Title: Robot Depot
Author: Russell F. Moran
Genre: Sci-Fi
Pages: 202
Rating: 1.5 of 5
I seldom accept requests to review self-published books because of their tendency to be lacking in quality (professional editors and publishers’ rejection letters exist for a reason!). However, the premise to this one (ISIS must be stopped from using consumer-grade robots to deliver bombs) sounded interesting enough that I decided to risk it…that risk did not pay off.
Stylistically this was amateurish. The dialogue was stilted and little more than over-explained info-dumping. The narration switched erratically between first and third person. Most of the characters were so flat as to be virtually indistinguishable.
The actual plot of the story involving ISIS didn’t really begin until almost halfway through the book. The first 88 pages was a little setting and lots of meandering regarding current and near-future breakthroughs in robotics & AI technology and their implications for economics, politics, ethics, etc.

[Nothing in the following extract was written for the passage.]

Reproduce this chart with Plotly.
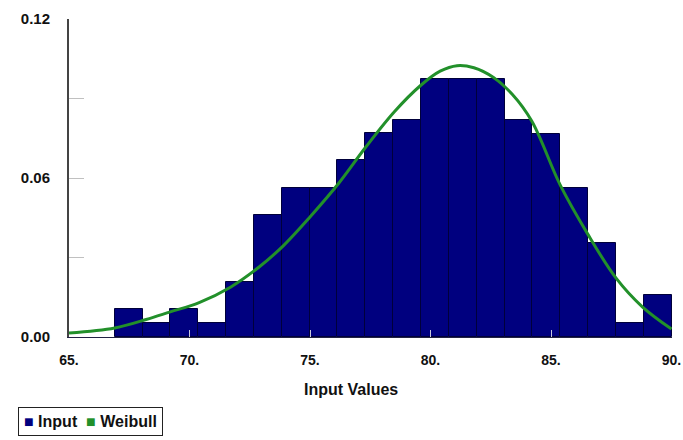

Most of the plot threads in this first half became completely inconsequential or remained unresolved once the actual story started.
The actual story lacked believability. Like most people who were alive in 2001, I remember the national fear, anger, and bravado that followed the 9/11 attacks. I sense very little of that here even though the attacks are of a similar magnitude. Our plot is mostly about the CEO of Robot Depot sitting around with his lawyers, PR people, and the FBI and discussing how to save his company (and stop further attacks, of course). There is little sense of a nation in crisis outside the boardroom, and it just doesn’t ring true. Then, in the last few chapters this becomes a completely different style of book and it all ends in sadistic vigilante “justice” to which the government turns a blind eye.
If that’s not enough, the author’s Trumpian political opinions drive the book’s main conflicts. I’m not a fan of politically preachy books in general whatever the politics, and this one was particularly cringey. Just look at the cast of characters –
- Good guys: our billionaire CEO and his potty-mouthed wife (both veterans), his lawyers and PR people, a couple Arabs who we are clearly informed are definitely not Muslims, and students who beat down violently protesting “lefties” and “academics” and thus provide “a win for Western civilization.”
- Bad guys: “Academics,” left-wing protestors (most of whom “don’t even know what they’re protesting”), ISIS, “Islamic culture and the ‘Religion of Peace'”
In summary (since I’ve already gone on way too long), I seldom give a book fewer than 2 stars, but this one is so lacking in style and plot that it richly deserves 1.5 (the extra .5 is because some of the economic and ethical questions raised in meandering bits were somewhat interesting).